Climbing the 2800 Feet of Suck
As we approached the top of the 2800 Feet of Suck, we could see a pair of climbers, along with a mountain goat, several hundred feet above us. The climbers didn’t seem to be moving, and the goat was hanging out quite close to them. When we finally caught up to them, we found out why they were not moving. The couple had left Denver the day before, with the intention of climbing Maroon Peak. They got a very late start, and reach the summit near sunset. The descent from Maroon Peak is steep and technical, and with the loss of daylight, they went as far as they could, and then hunkered down for the night. Luckily, it was a beautiful clear warm night with temperatures that never dropped below the 40s, and there was no rain. The mountain goat began following them as they were coming off the summit, and spent the entire night hovering within 30 feet of them. As we approached, the goat backed off a little ways, but stayed nearby. When we arrived the couple was attempting to contact Mountain Rescue to help them off the peak. We conferred with our guide, and we agreed it would be best for our guide to help bring them down the 2800 FoS while my wife and I waited for him, with plans to hopefully continues the climb along with our planned traverse from Maroon Peak to North Maroon Peak. Our guide roped the couple up, and took them down the mountain. My wife and I had an enjoyable couple of hours waiting at 13,000 feet in beautiful sunshine.

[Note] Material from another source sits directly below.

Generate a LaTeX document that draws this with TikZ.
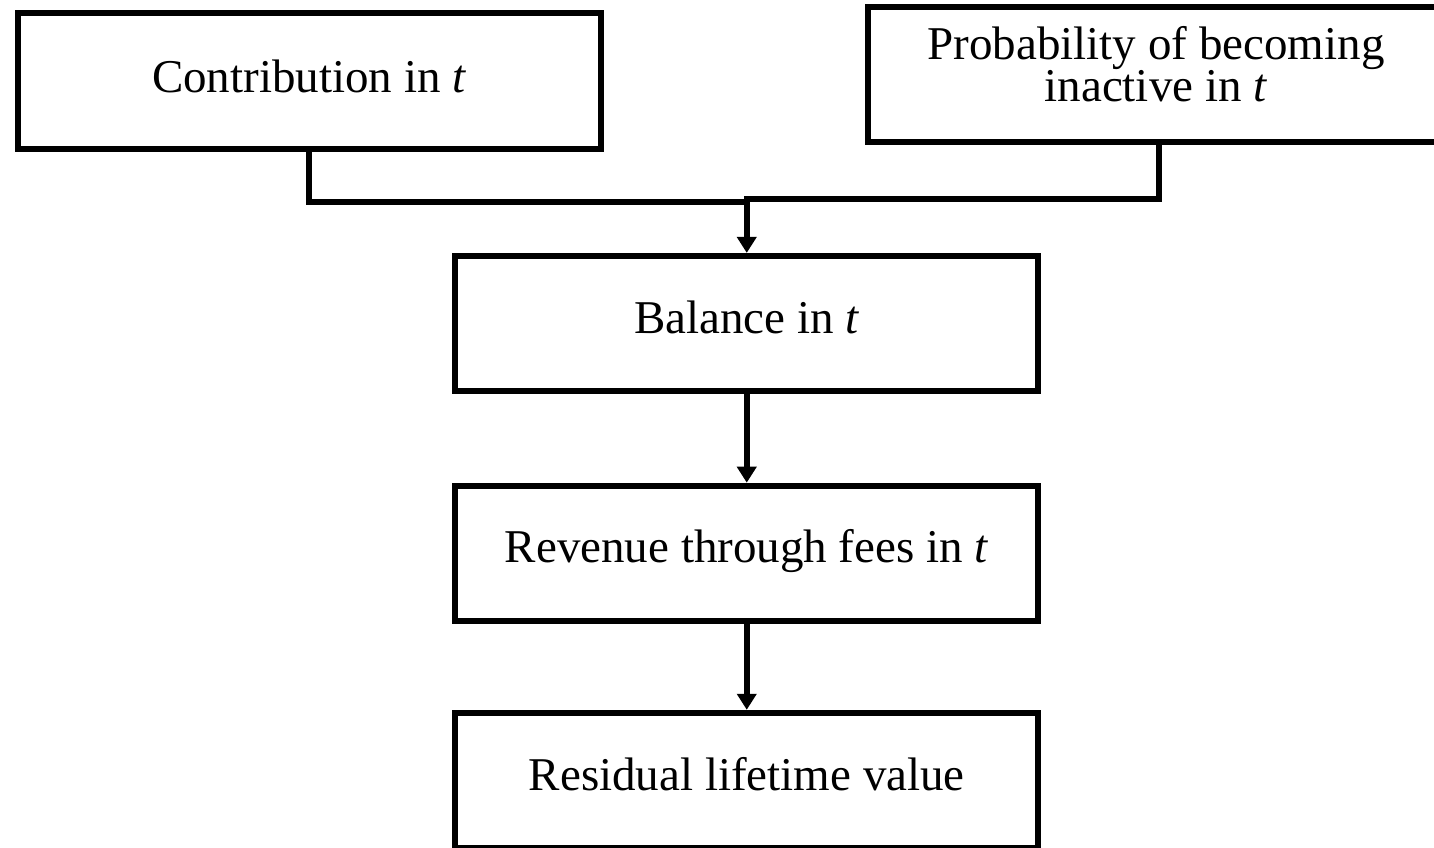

As soon as our guide headed out with the couple, the mountain goat disappeared. His work was done.
While we waited, we climbed the final 100 feet to a notch at the top of the FoS.This photo is taken from the notch at the top of the 2800 FoS, and looks across to Snowmass Mountain and Capital Peak
Another view from the notch, this one looking across the Fravert Basin
Unfortunately, the descent with the couple took our guide longer than anticipated. As noon approached we realized that there would be no way that we would be able to complete the traverse from Maroon Peak to North Maroon. We made the decision to head down. We met our guide as he was halfway back up to 2800 FoS. He agreed with our decision to abandon the climb, and we had a quiet hike out. The couple was grateful for the help getting off the peak, and the guide service was appreciative that we saved Mountain Rescue from a potential 10 to 12 hour extraction to get a couple off the peak. We were able to rebook a guide for a second attempt two weeks later.